The company, India’s fourth-biggest mobile carrier by customers, was concurrently following up on asset monetisation plans which were “all in the bouquet of things to address for lowering the debt,” Gurdeep Singh, chief executive of Reliance’s consumer business, said on a call with investors.
The company’s plans include a potential stake sale in its tower unit, the sale of its international business unit and real estate sales.
Singh added that the company was confident of bringing down its net debt-to-EBITDA ratio to around 3.5 by March 2017, from the current 4.64.
The company, controlled by Indian tycoon Anil Ambani, is the most leveraged among publicly traded Indian telecom carriers and had a net debt of 367.26 billion rupees ($5.77 billion) at March 31.

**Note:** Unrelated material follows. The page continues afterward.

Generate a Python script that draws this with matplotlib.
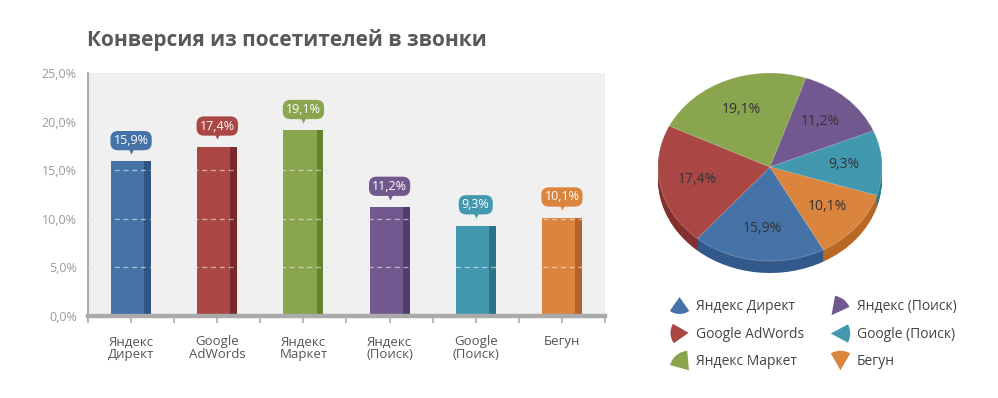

Ambani said last year that the company aimed to bring debt to under 200 billion rupees by September 2016.
Reliance Communications, which posted a 46 percent jump in fourth-quarter profit helped by increased data usage by subscribers, also said it would step up installation of 3-G tower sites this year to cater to the rising data potential in India.
“With the smartphone penetration now reaching a certain level which may warrant a 3G expansion into the Tier-2 towns, we will be looking at a 3G expansion (this year), Singh said.